Damit ist die Brennerascheerzeugung ein kosten- und zeiteffizientes Werkzeug für lebensdauerende Untersuchungen unter Berücksichtigung des weiten Variationsbereiches von feldrepräsentativer Asche für verschiedene Kundenanwendungen. Insbesondere in frühen Entwicklungsstadien, in denen keine Fahrzeugdauerlaufdaten verfügbar sind, ermöglicht die Brenneralterung eine applikative Berücksichtigung von OPF-Alterungseffekten.
RDE-konforme Kalibrierung für den OPF
Mit der Messung realer Fahremissionen (RDE) wird eine ganze Reihe zusätzlicher Einflussfaktoren für die Fahrzeugkalibrierung zertifizierungsrelevant. Dies macht einen OPF-Einsatz zwingend erforderlich. Allerdings werden in herkömmlichen Testzyklen keine RDE-Worst-Case-Bedingungen berücksichtigt. Als Abhilfe liefert FEV ein Simulationstool zur Generierung von Worst-Case-Zyklen, die unter allen Randbedingungen eine RDE-konforme Kalibrierung ermöglichen.

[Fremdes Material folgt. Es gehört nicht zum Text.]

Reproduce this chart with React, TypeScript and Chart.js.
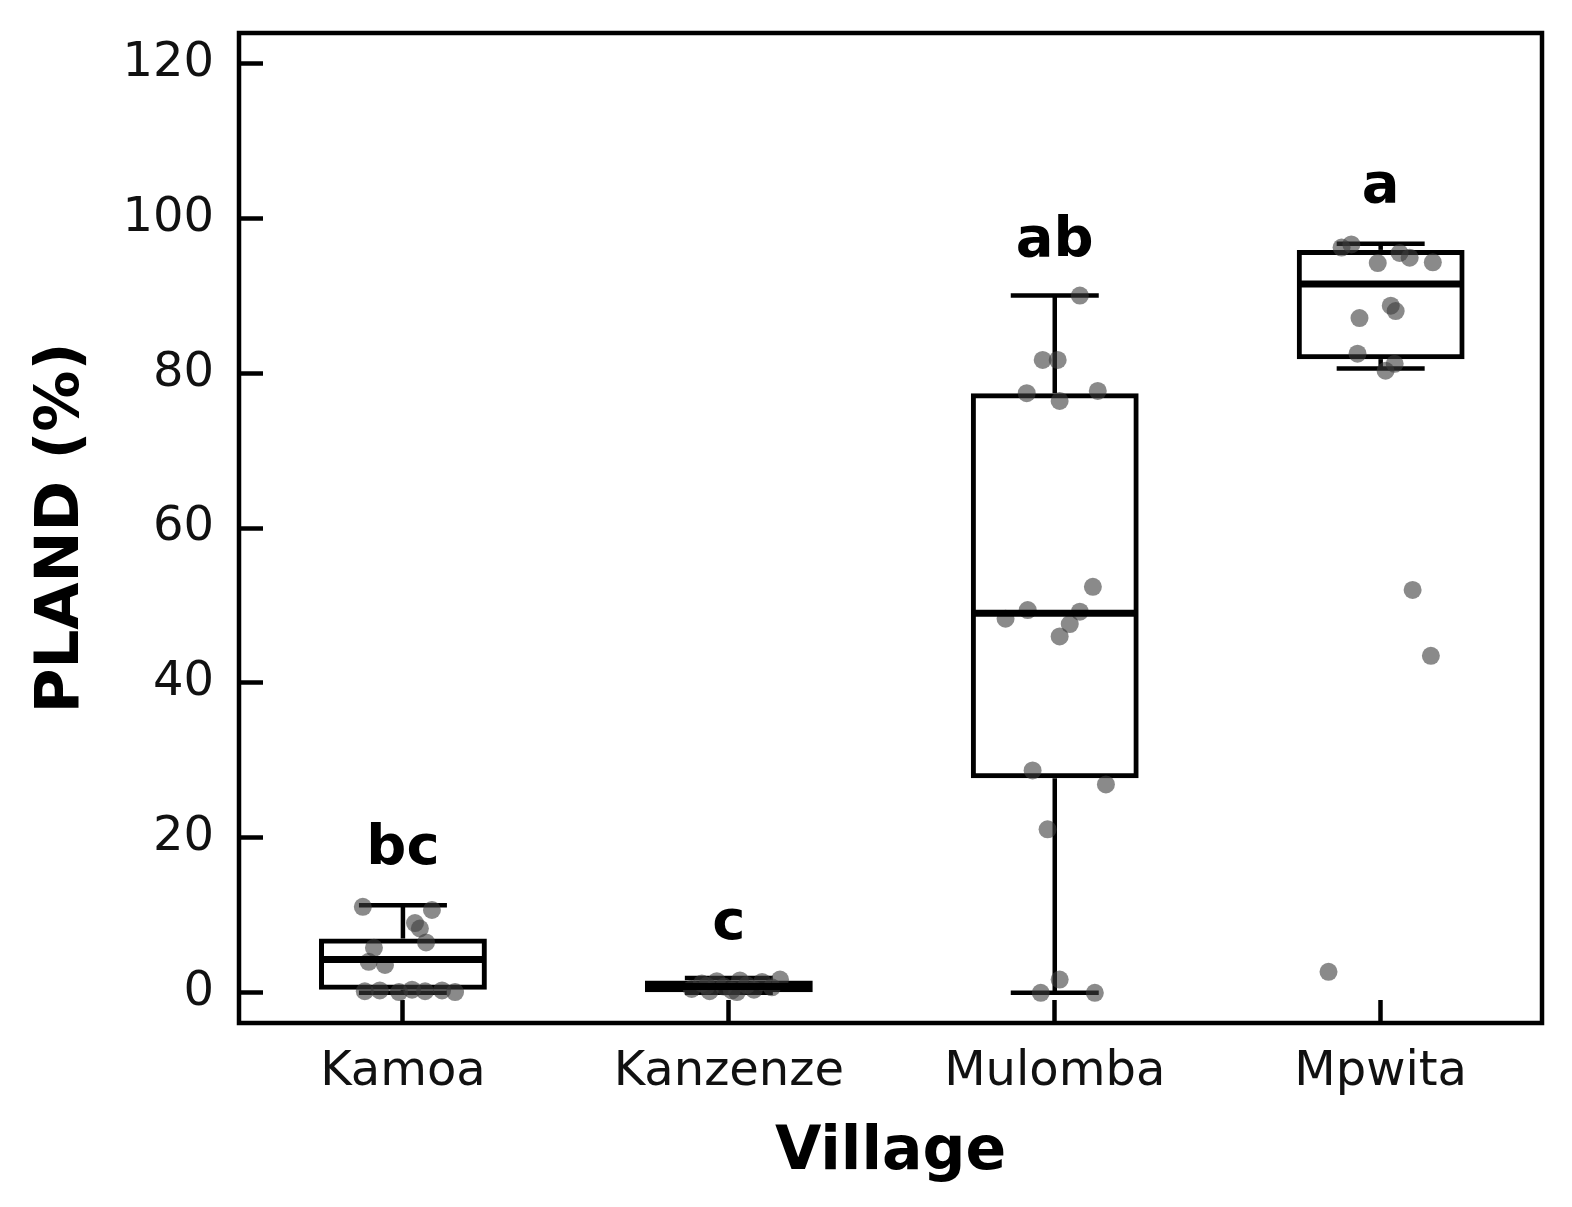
import { useEffect, useRef } from 'react';
import { Chart, registerables } from 'chart.js';

Chart.register(...registerables);

// ---------- data ----------
const villages = ['Kamoa', 'Kanzenze', 'Mulomba', 'Mpwita'];
const q1 = [0.4, 0.0, 27.7, 81.8];
const medians = [4.3, 0.8, 49.0, 91.5];
const q3 = [7.0, 1.6, 77.4, 95.9];
const whiskerLow = [0, 0, 0, 80.6];
const whiskerHigh = [11.3, 1.9, 90.0, 96.7];
const letters = ['bc', 'c', 'ab', 'a'];
const letterY = [16.6, 7.0, 95.1, 102.1];
const yTicks = [0, 20, 40, 60, 80, 100, 120];

// jittered observations (x in category units, y in %)
const kamoaX = [-0.123, 0.089, 0.037, 0.052, 0.071, -0.089, -0.105, -0.055, -0.117, -0.071, -0.012, 0.028, 0.068, 0.12, 0.16];
const kamoaY = [11.1, 10.7, 9.0, 8.3, 6.5, 5.8, 4.0, 3.6, 0.2, 0.3, 0.1, 0.4, 0.2, 0.3, 0.1];
const kanzenzeX = [0.886, 0.917, 0.941, 0.963, 0.985, 1.009, 1.034, 1.055, 1.077, 1.102, 1.132, 1.157, 0.932, 1.025];
const kanzenzeY = [0.5, 1.2, 0.2, 1.5, 0.8, 0.3, 1.6, 1.0, 0.4, 1.4, 0.7, 1.7, 0.9, 0.1];
const mulombaX = [2.077, 1.963, 2.009, 1.914, 2.132, 2.015, 2.117, 1.917, 1.849, 2.077, 2.046, 2.015, 1.932, 2.157, 1.978, 2.015, 1.957, 2.123];
const mulombaY = [90.0, 81.7, 81.7, 77.4, 77.7, 76.4, 52.4, 49.4, 48.3, 49.2, 47.6, 46.0, 28.7, 26.9, 21.1, 1.7, 0.0, 0.0];
const mpwitaX = [2.88, 2.91, 3.058, 3.089, 2.991, 3.16, 3.031, 3.046, 2.935, 2.929, 3.043, 3.015, 3.098, 3.154, 2.84];
const mpwitaY = [96.2, 96.6, 95.5, 94.9, 94.2, 94.3, 88.7, 88.0, 87.1, 82.5, 81.2, 80.3, 52.0, 43.5, 2.7];

const pointXs = [kamoaX, kanzenzeX, mulombaX, mpwitaX];
const pointYs = [kamoaY, kanzenzeY, mulombaY, mpwitaY];

const FONT = "'DejaVu Sans', sans-serif";
const BOX_HALF = 0.2575;
const CAP_HALF = 0.135;

const boxPlugin = {
  id: 'boxExtras',
  beforeDatasetsDraw(chart: any) {
    const { ctx, scales } = chart;
    const x = scales.x, y = scales.y;
    ctx.save();
    ctx.strokeStyle = '#000';
    ctx.lineWidth = 4.5;
    ctx.lineCap = 'butt';
    villages.forEach((_, i) => {
      const cx = x.getPixelForValue(i);
      const l = x.getPixelForValue(i - CAP_HALF);
      const r = x.getPixelForValue(i + CAP_HALF);
      const seg = (x1: number, y1: number, x2: number, y2: number) => {
        ctx.beginPath(); ctx.moveTo(x1, y1); ctx.lineTo(x2, y2); ctx.stroke();
      };
      seg(cx, y.getPixelForValue(q3[i]), cx, y.getPixelForValue(whiskerHigh[i]));
      seg(cx, y.getPixelForValue(q1[i]), cx, y.getPixelForValue(whiskerLow[i]));
      seg(l, y.getPixelForValue(whiskerHigh[i]), r, y.getPixelForValue(whiskerHigh[i]));
      seg(l, y.getPixelForValue(whiskerLow[i]), r, y.getPixelForValue(whiskerLow[i]));
    });
    ctx.restore();
  },
  afterDatasetsDraw(chart: any) {
    const { ctx, scales, chartArea } = chart;
    const x = scales.x, y = scales.y;
    ctx.save();
    ctx.strokeStyle = '#000';
    ctx.lineWidth = 7;
    villages.forEach((_, i) => {
      const py = y.getPixelForValue(medians[i]);
      ctx.beginPath();
      ctx.moveTo(x.getPixelForValue(i - BOX_HALF) + 2, py);
      ctx.lineTo(x.getPixelForValue(i + BOX_HALF) - 2, py);
      ctx.stroke();
    });
    ctx.fillStyle = '#000';
    ctx.font = `bold 56px ${FONT}`;
    ctx.textAlign = 'center';
    ctx.textBaseline = 'alphabetic';
    letters.forEach((t, i) => {
      ctx.fillText(t, x.getPixelForValue(i), y.getPixelForValue(letterY[i]));
    });
    ctx.lineWidth = 4.5;
    ctx.strokeRect(chartArea.left, chartArea.top, chartArea.right - chartArea.left, chartArea.bottom - chartArea.top);
    ctx.restore();
  },
};

export default function App() {
  const canvasRef = useRef<HTMLCanvasElement | null>(null);

  useEffect(() => {
    document.body.style.margin = '0';
    const canvas = canvasRef.current;
    if (!canvas) return;

    const boxData = villages.map((_, i) => ({ x: i, y: [q1[i], q3[i]] }));
    const pts: { x: number; y: number }[] = [];
    pointXs.forEach((xs, g) => xs.forEach((xv, k) => pts.push({ x: xv, y: pointYs[g][k] })));

    const chart = new Chart(canvas, {
      data: {
        datasets: [
          {
            type: 'bar',
            data: boxData as any,
            backgroundColor: 'rgba(0,0,0,0)',
            borderColor: '#000',
            borderWidth: 5,
            borderSkipped: false,
            categoryPercentage: 1,
            barPercentage: 0.515,
            order: 2,
          } as any,
          {
            type: 'scatter',
            data: pts,
            backgroundColor: 'rgba(60,60,60,0.6)',
            borderWidth: 0,
            pointRadius: 9,
            order: 1,
          } as any,
        ],
      },
      options: {
        animation: false,
        responsive: true,
        maintainAspectRatio: false,
        layout: { padding: { left: 0, right: 30, top: 33, bottom: 0 } },
        plugins: { legend: { display: false }, tooltip: { enabled: false } },
        scales: {
          x: {
            type: 'linear',
            min: -0.503,
            max: 3.495,
            offset: false,
            afterBuildTicks: (axis: any) => {
              axis.ticks = villages.map((_, i) => ({ value: i }));
            },
            afterFit: (axis: any) => {
              axis.height = 184;
              axis.paddingLeft = 0;
              axis.paddingRight = 0;
            },
            grid: { offset: false, drawOnChartArea: false, drawTicks: true, tickLength: -23, tickWidth: 4.5, tickColor: '#000' },
            border: { display: false },
            ticks: {
              callback: (v: any) => villages[v] ?? '',
              font: { family: FONT, size: 48 },
              color: '#111',
              padding: 44,
              maxRotation: 0,
              autoSkip: false,
            },
            title: {
              display: true,
              text: 'Village',
              font: { family: FONT, size: 60, weight: 'bold' },
              color: '#000',
              padding: { top: 0, bottom: 18 },
            },
          },
          y: {
            type: 'linear',
            min: -3.9,
            max: 123.9,
            afterBuildTicks: (axis: any) => {
              axis.ticks = yTicks.map((v) => ({ value: v }));
            },
            afterFit: (axis: any) => {
              axis.width = 239;
              axis.paddingTop = 0;
              axis.paddingBottom = 0;
            },
            grid: { drawOnChartArea: false, drawTicks: true, tickLength: -24, tickWidth: 4.5, tickColor: '#000' },
            border: { display: false },
            ticks: {
              font: { family: FONT, size: 48 },
              color: '#111',
              padding: 49,
            },
            title: {
              display: true,
              text: 'PLAND (%)',
              font: { family: FONT, size: 61, weight: 'bold' },
              color: '#000',
              padding: { top: 26, bottom: 0 },
            },
          },
        },
      } as any,
      plugins: [boxPlugin],
    });

    return () => chart.destroy();
  }, []);

  return (
    <div style={{ width: 1572, height: 1207, position: 'relative', background: '#fff' }}>
      <canvas ref={canvasRef} />
    </div>
  );
}
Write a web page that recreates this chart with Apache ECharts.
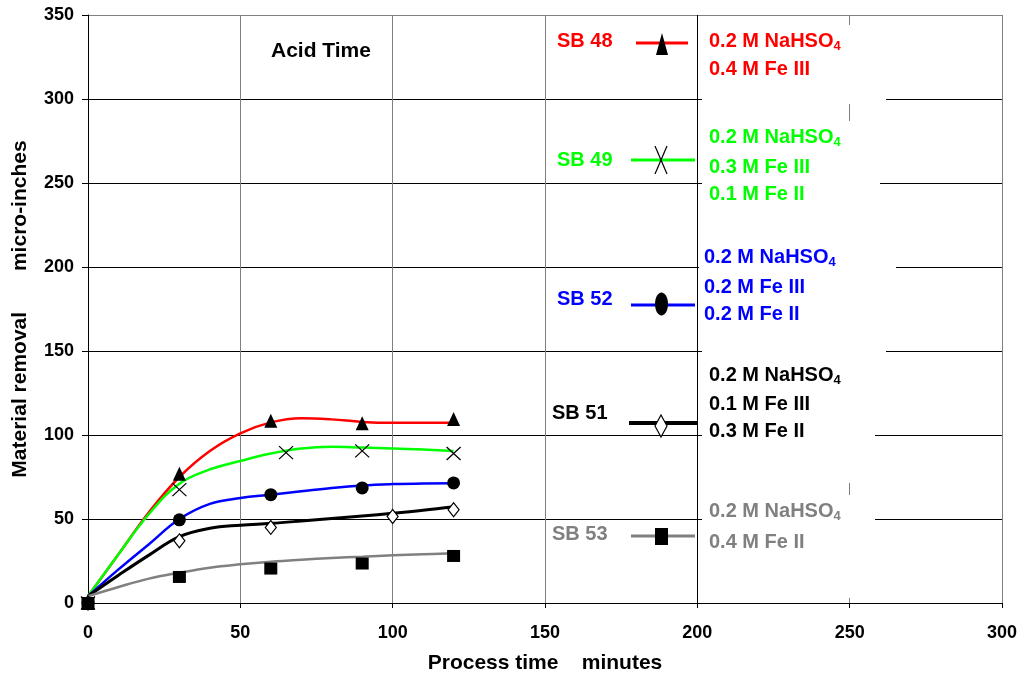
<!DOCTYPE html>
<html><head><meta charset="utf-8">
<script src="https://cdn.jsdelivr.net/npm/echarts@6/dist/echarts.min.js"></script>
<style>html,body{margin:0;padding:0;background:#fff}#c{width:1020px;height:679px}</style>
</head><body><div id="c"></div>
<script>
// ---------- data ----------
const xTicks = [0, 50, 100, 150, 200, 250, 300];
const yTicks = [0, 50, 100, 150, 200, 250, 300, 350];
const seriesNames = ['SB 48', 'SB 49', 'SB 52', 'SB 51', 'SB 53'];
const compositions = [
  ['0.2 M NaHSO4', '0.4 M Fe III'],
  ['0.2 M NaHSO4', '0.3 M Fe III', '0.1 M Fe II'],
  ['0.2 M NaHSO4', '0.2 M Fe III', '0.2 M Fe II'],
  ['0.2 M NaHSO4', '0.1 M Fe III', '0.3 M Fe II'],
  ['0.2 M NaHSO4', '0.4 M Fe II']
];
// measured points [minutes, micro-inches]
const sb48Points = [[0, 0], [30, 77], [60, 108.5], [90, 107], [120, 109.5]];
const sb49Points = [[0, 0], [30, 67.5], [65, 89.5], [90, 90.5], [120, 89]];
const sb52Points = [[0, 0], [30, 49.5], [60, 64.5], [90, 68.5], [120, 71.5]];
const sb51Points = [[0, 0], [30, 37], [60, 45], [100, 51.5], [120, 55.5]];
const sb53Points = [[0, 0], [30, 15.5], [60, 20.5], [90, 23.5], [120, 28]];
// smoothed curves
const curveX = [0, 10, 20, 30, 40, 50, 60, 70, 80, 90, 100, 110, 120];
const sb48Curve = [4, 29, 54, 75, 90.5, 101, 107.5, 110, 109.3, 107.8, 107.3, 107.3, 107.3];
const sb49Curve = [4, 29, 53, 71, 79.5, 84.5, 89, 92, 93, 92.5, 92, 91.3, 90.5];
const sb52Curve = [4, 20, 35, 50, 59, 62.5, 64.5, 66.5, 68.5, 70, 70.8, 71.2, 71.3];
const sb51Curve = [4, 16.5, 28.5, 39.5, 44.5, 46.3, 47.4, 48.8, 50.3, 51.8, 53.4, 55.2, 57.3];
const sb53Curve = [4, 9.5, 14.5, 18, 21, 23, 24.6, 25.8, 26.8, 27.6, 28.4, 29, 29.6];

// ---------- styles / layout ----------
const FONT = '"Liberation Sans", Arial, sans-serif';
const colors = ['#FF0000', '#00FF00', '#0000FF', '#000000', '#808080'];
const pointSets = [sb48Points, sb49Points, sb52Points, sb51Points, sb53Points];
const curveSets = [sb48Curve, sb49Curve, sb52Curve, sb51Curve, sb53Curve];
const lineWidths = [2.5, 2.5, 2.5, 3, 2.5];
const symbolDefs = [
  { symbol: 'triangle', size: [13, 14], item: { color: '#000', opacity: 1 } },
  { symbol: 'path://M0,0L10,10M10,0L0,10', size: [14, 13], item: { color: 'transparent', borderColor: '#000', borderWidth: 1.2, opacity: 1 } },
  { symbol: 'circle', size: 13, item: { color: '#000', opacity: 1 } },
  { symbol: 'diamond', size: [11, 14], item: { color: '#fff', borderColor: '#000', borderWidth: 1.2, opacity: 1 } },
  { symbol: 'rect', size: [13, 12], item: { color: '#000', opacity: 1 } }
];
const legendLayout = [
  { nameX: 557, nameY: 41, lineX: [636, 688], lineY: 43, lineW: 3, textX: 709, textY: [41, 69], marker: 'triangle', mx: 662, my: 44 },
  { nameX: 557, nameY: 160, lineX: [631, 695], lineY: 160, lineW: 3, textX: 709, textY: [137, 167, 194], marker: 'cross', mx: 661, my: 160 },
  { nameX: 557, nameY: 299, lineX: [631, 695], lineY: 305, lineW: 3, textX: 704, textY: [257, 287, 314], marker: 'ellipse', mx: 661.5, my: 304 },
  { nameX: 552, nameY: 413, lineX: [629, 698], lineY: 423, lineW: 4, textX: 709, textY: [375, 404, 431], marker: 'diamond', mx: 661, my: 426 },
  { nameX: 552, nameY: 534, lineX: [631, 695], lineY: 536, lineW: 3, textX: 709, textY: [511, 542], marker: 'square', mx: 661.5, my: 536.5 }
];
const whiteBoxes = [[702, 25, 184, 79], [702, 121, 178, 114], [699, 235, 197, 110], [702, 345, 184, 55], [702, 400, 173, 83], [702, 495, 173, 103]];

// ---------- build ----------
const series = [];
curveSets.forEach((c, i) => {
  series.push({
    type: 'line', name: seriesNames[i] + ' fit', data: curveX.map((x, k) => [x, c[k]]),
    smooth: 0.4, showSymbol: false,
    lineStyle: { color: colors[i], width: lineWidths[i] }, z: 3, silent: true
  });
});
pointSets.forEach((p, i) => {
  series.push({
    type: 'scatter', name: seriesNames[i], data: p, symbol: symbolDefs[i].symbol,
    symbolSize: symbolDefs[i].size, itemStyle: symbolDefs[i].item, clip: false, z: 5 + (i === 4 ? 2 : 0)
  });
});

const graphics = [];
whiteBoxes.forEach(b => graphics.push({
  type: 'rect', shape: { x: b[0], y: b[1], width: b[2], height: b[3] },
  style: { fill: '#fff' }, z: 100, silent: true
}));
legendLayout.forEach((L, i) => {
  const col = colors[i];
  graphics.push({
    type: 'text', x: L.nameX, y: L.nameY, z: 110,
    style: { text: seriesNames[i], fill: col, fontSize: 20, fontWeight: 'bold', fontFamily: FONT, verticalAlign: 'middle' }
  });
  graphics.push({
    type: 'line', shape: { x1: L.lineX[0], y1: L.lineY, x2: L.lineX[1], y2: L.lineY }, z: 110,
    style: { stroke: col, lineWidth: L.lineW }
  });
  const mx = L.mx, my = L.my;
  if (L.marker === 'triangle') {
    graphics.push({ type: 'polygon', z: 111, shape: { points: [[mx - 6, my + 11], [mx + 6, my + 11], [mx, my - 11]] }, style: { fill: '#000' } });
  } else if (L.marker === 'cross') {
    graphics.push({ type: 'line', z: 111, shape: { x1: mx - 6, y1: my - 14, x2: mx + 6, y2: my + 14 }, style: { stroke: '#000', lineWidth: 1.2 } });
    graphics.push({ type: 'line', z: 111, shape: { x1: mx + 6, y1: my - 14, x2: mx - 6, y2: my + 14 }, style: { stroke: '#000', lineWidth: 1.2 } });
  } else if (L.marker === 'ellipse') {
    graphics.push({ type: 'ellipse', z: 111, shape: { cx: mx, cy: my, rx: 6.5, ry: 11.5 }, style: { fill: '#000' } });
  } else if (L.marker === 'diamond') {
    graphics.push({ type: 'polygon', z: 111, shape: { points: [[mx, my - 11], [mx + 6, my], [mx, my + 11], [mx - 6, my]] }, style: { fill: '#fff', stroke: '#000', lineWidth: 1.2 } });
  } else {
    graphics.push({ type: 'rect', z: 111, shape: { x: mx - 6.5, y: my - 8.5, width: 13, height: 17 }, style: { fill: '#000' } });
  }
  compositions[i].forEach((t, j) => {
    graphics.push({
      type: 'text', x: L.textX, y: L.textY[j], z: 110,
      style: {
        text: t.replace(/SO4$/, 'SO{s|4}'), fill: col, fontSize: 20, fontWeight: 'bold', fontFamily: FONT, verticalAlign: 'middle',
        rich: { s: { fill: col, fontSize: 13, fontWeight: 'bold', fontFamily: FONT, verticalAlign: 'bottom', lineHeight: 24 } }
      }
    });
  });
});

const xSplitColors = xTicks.map(v => v === 200 ? '#000' : '#808080');
const ySplitColors = yTicks.map(v => v === 350 ? '#808080' : '#000');

const chart = echarts.init(document.getElementById('c'), null, { renderer: 'canvas' });
chart.setOption({
  animation: false,
  backgroundColor: '#fff',
  title: { text: 'Acid Time', left: 266, top: 36, textStyle: { fontSize: 21, fontWeight: 'bold', fontFamily: FONT, color: '#000' } },
  grid: { left: 88, right: 17, top: 15, bottom: 76, containLabel: false },
  xAxis: {
    type: 'value', min: xTicks[0], max: xTicks[xTicks.length - 1], interval: 50,
    name: 'Process time    minutes', nameLocation: 'middle', nameGap: 50,
    nameTextStyle: { fontSize: 21, fontWeight: 'bold', fontFamily: FONT, color: '#000' },
    axisLine: { show: true, lineStyle: { color: '#000', width: 1 } },
    axisTick: { show: true, length: 5, lineStyle: { color: '#000' } },
    axisLabel: { fontSize: 18, fontWeight: 'bold', fontFamily: FONT, color: '#000', margin: 21 },
    splitLine: { show: true, lineStyle: { color: xSplitColors, width: 1 } }
  },
  yAxis: {
    type: 'value', min: yTicks[0], max: yTicks[yTicks.length - 1], interval: 50,
    name: 'Material removal       micro-inches', nameLocation: 'middle', nameGap: 57,
    nameTextStyle: { fontSize: 21, fontWeight: 'bold', fontFamily: FONT, color: '#000' },
    axisLine: { show: true, lineStyle: { color: '#000', width: 1 } },
    axisTick: { show: true, length: 6, lineStyle: { color: '#000' } },
    axisLabel: { fontSize: 18, fontWeight: 'bold', fontFamily: FONT, color: '#000', margin: 14 },
    splitLine: { show: true, lineStyle: { color: ySplitColors, width: 1 } }
  },
  series: series,
  graphic: { elements: graphics }
});
</script></body></html>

Eine Marktanalyse bestätigt den zunehmenden Trend zur OPF-Integration, zeigt aber auch die Vielfalt an unterschiedlichen Fahrzeuganwendungen. Daraus ergeben sich neue Kalibrieraufgaben. Zur Minimierung des verbundenen Applikationsaufwands wird die simulationsgestützte Prüfung mit Worst-Case-Kraftstoffen und Kaltstartbedingungen kombiniert. Es ergibt sich eine RDE-konforme Rußmodellierung und Regenerationskalibrierung zur sicheren Seite. Mittels der neuentwickelten, beschleunigten Aschebeladung auf dem Brennerprüfstand wird bereits in sehr frühen Phasen die gesamte Lebensdauer des OPF applikativ berücksichtigt. Diese Kombination neuer Methoden ermöglicht eine effiziente Entwicklung sauberer Antriebe im Realbetrieb.